Issue (i): Whether the assessee constituted a service permanent establishment in India for the assessment years in question, including the correct computation of days under Article 5(6)(a) of the India-Singapore DTAA.
Analysis: Article 5(6) of the DTAA requires furnishing of services within India through employees or other personnel, and the threshold is met only if the activities continue within India for more than 90 days in the relevant fiscal year. The Court held that actual rendition of services in India, and not mere physical stay by employees, is the relevant test. On the facts, vacation days, business development days and common days were excluded from the total stay because no client services were rendered on those days, leaving service days below the treaty threshold for the year in which employees were present in India. For the year in which no employee was present in India, the threshold was not met at all.
Conclusion: No service permanent establishment existed in India, and the issue was answered in favour of the assessee.
Issue (ii): Whether the assessee constituted a virtual service permanent establishment in India.

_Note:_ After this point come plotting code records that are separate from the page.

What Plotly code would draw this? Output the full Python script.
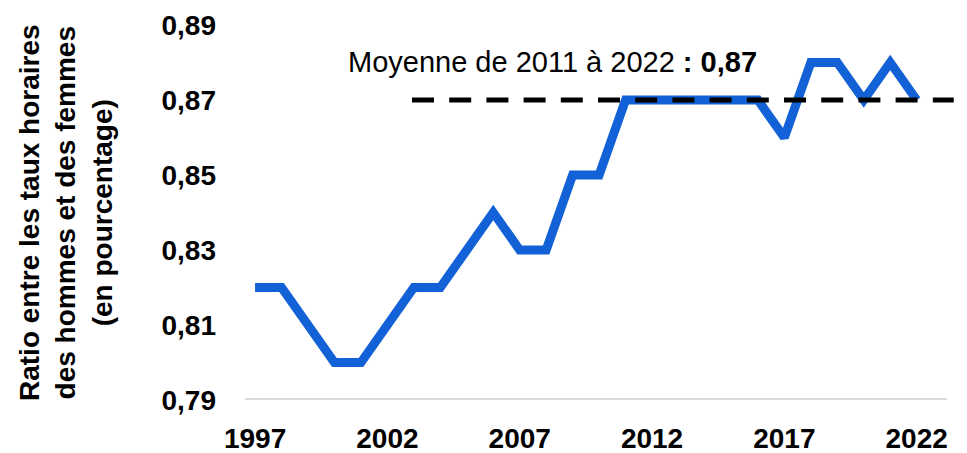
import plotly.graph_objects as go

years = list(range(1997, 2023))
ratio = [0.82, 0.82, 0.81, 0.80, 0.80, 0.81, 0.82, 0.82, 0.83, 0.84, 0.83, 0.83, 0.85,
         0.85, 0.87, 0.87, 0.87, 0.87, 0.87, 0.87, 0.86, 0.88, 0.88, 0.87, 0.88, 0.87]
avg_x = [2002.93, 2023.4]
avg_y = [0.87, 0.87]
y_ticks = [0.79, 0.81, 0.83, 0.85, 0.87, 0.89]
y_labels = ["0,79", "0,81", "0,83", "0,85", "0,87", "0,89"]
x_ticks = [1997, 2002, 2007, 2012, 2017, 2022]
x_labels = ["1997", "2002", "2007", "2012", "2017", "2022"]

FONT = "Liberation Sans, Arial, sans-serif"
BLUE = "#1261D7"

fig = go.Figure()
fig.add_trace(go.Scatter(x=years, y=ratio, mode="lines",
                         line=dict(color=BLUE, width=9), hoverinfo="skip"))
fig.add_trace(go.Scatter(x=avg_x, y=avg_y, mode="lines",
                         line=dict(color="black", width=5, dash="22px,15.2px"), hoverinfo="skip"))

fig.add_shape(type="line", xref="x", yref="y", x0=1996.62, x1=2023.13, y0=0.79, y1=0.79,
              line=dict(color="#D9D9D9", width=4), layer="below")

fig.add_annotation(x=2000.45, y=0.8802, xref="x", yref="y", xanchor="left", yanchor="middle",
                   showarrow=False,
                   text="Moyenne de 2011 à 2022 <b>: 0,87</b>",
                   font=dict(family=FONT, size=29, color="black"))

fig.add_annotation(x=-0.25, y=0.5, xref="paper", yref="paper", xanchor="center", yanchor="middle",
                   showarrow=False, textangle=-90,
                   text="<b>Ratio entre les taux horaires<br>des hommes et des femmes<br>(en pourcentage)</b>",
                   font=dict(family=FONT, size=28, color="black"))

fig.update_layout(
    width=967, height=453,
    margin=dict(l=237, r=12, t=17, b=61),
    plot_bgcolor="white", paper_bgcolor="white",
    showlegend=False,
    font=dict(family=FONT, color="black"),
)
fig.update_xaxes(range=[1996.62, 2023.75], tickvals=x_ticks, ticktext=x_labels,
                 showgrid=False, zeroline=False, showline=False, ticks="", automargin=False,
                 tickfont=dict(family=FONT, size=28, color="black", weight="bold"),
                 ticklabelstandoff=19)
fig.update_yaxes(range=[0.79, 0.89], tickvals=y_ticks, ticktext=y_labels,
                 showgrid=False, zeroline=False, showline=False, ticks="", automargin=False,
                 tickfont=dict(family=FONT, size=28, color="black", weight="bold"),
                 ticklabelstandoff=28)

fig.write_html("out.html")
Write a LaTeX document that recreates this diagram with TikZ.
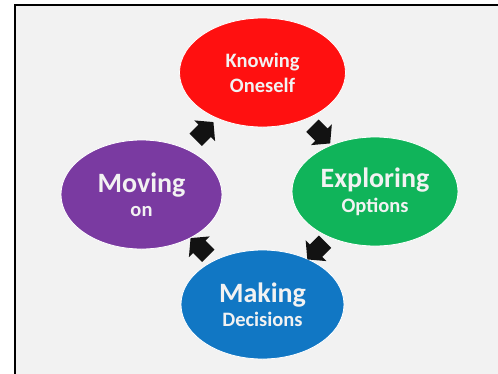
\documentclass[tikz,border=0pt]{standalone}
\usepackage{fontspec}
\setmainfont{Carlito}
\usetikzlibrary{shapes.geometric,shapes.arrows,calc}

\definecolor{knowred}{HTML}{FF1010}
\definecolor{explgreen}{HTML}{10B45A}
\definecolor{makeblue}{HTML}{1177C4}
\definecolor{movepurple}{HTML}{7A3AA1}
\definecolor{panelgray}{HTML}{F2F2F2}

\tikzset{
  stage/.style={ellipse, draw=white, line width=0.8pt, inner sep=0pt,
    text=panelgray, align=center, font=\bfseries\fontsize{20.5}{24}\selectfont},
  cyclearrow/.style={single arrow, fill=black!93, inner sep=0pt, inner ysep=8.5pt,
    minimum height=25pt, single arrow head extend=6pt, single arrow tip angle=100}
}

\begin{document}
\begin{tikzpicture}[x=1pt,y=-1pt]
        \useasboundingbox (0,0) rectangle (498,373);
        \fill [white] (0,0) rectangle (498,373);
        \draw [draw=black, line width=2pt, fill=panelgray] (14.5,5) rectangle (520,390);

        % the four stages, clockwise from the top
        \node [stage, fill=knowred, minimum width=166pt, minimum height=109pt] (know) at (262.5,72.5)
            {Knowing\\[1pt]Oneself};
        \node [stage, fill=explgreen, minimum width=166pt, minimum height=109pt] (expl) at (375,191.5)
            {{\fontsize{28}{24}\selectfont Exploring}\\[1pt]Options};
        \node [stage, fill=makeblue, minimum width=163pt, minimum height=109pt] (make) at (262.5,304.5)
            {{\fontsize{28}{24}\selectfont Making}\\Decisions};
        \node [stage, fill=movepurple, minimum width=161pt, minimum height=109pt] (move) at (141.5,194.5)
            {{\fontsize{28}{24}\selectfont Moving}\\on};

        % arrows between the stages
        \node [cyclearrow, rotate=-45] (ar1) at ($(know)!0.5!(expl)$) {};
        \node [cyclearrow, rotate=-135] (ar2) at ($(expl)!0.5!(make)$) {};
        \node [cyclearrow, rotate=135] (ar3) at ($(make)!0.5!(move)$) {};
        \node [cyclearrow, rotate=45] (ar4) at ($(move)!0.5!(know)$) {};
\end{tikzpicture}
\end{document}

Analysis: The Court held that the India-Singapore DTAA does not contain any concept of a virtual service permanent establishment. Treaty language must be given strict effect, and concepts not expressed in the DTAA cannot be read into it merely because of digitalisation or OECD policy developments. Domestic policy changes such as significant economic presence cannot override the treaty in the absence of amendment to the DTAA.
Conclusion: No virtual service permanent establishment could be inferred under the DTAA, and the issue was answered in favour of the assessee.
Final Conclusion: The revenue's questions of law were rejected, the Tribunal's view was upheld, and the assessee's receipts were held not taxable in India in the absence of a permanent establishment under the treaty.
Ratio Decidendi: For a service permanent establishment under Article 5(6) of the India-Singapore DTAA, services must actually be furnished within India through employees or other personnel, and a virtual service permanent establishment cannot be inferred unless the treaty expressly provides for it.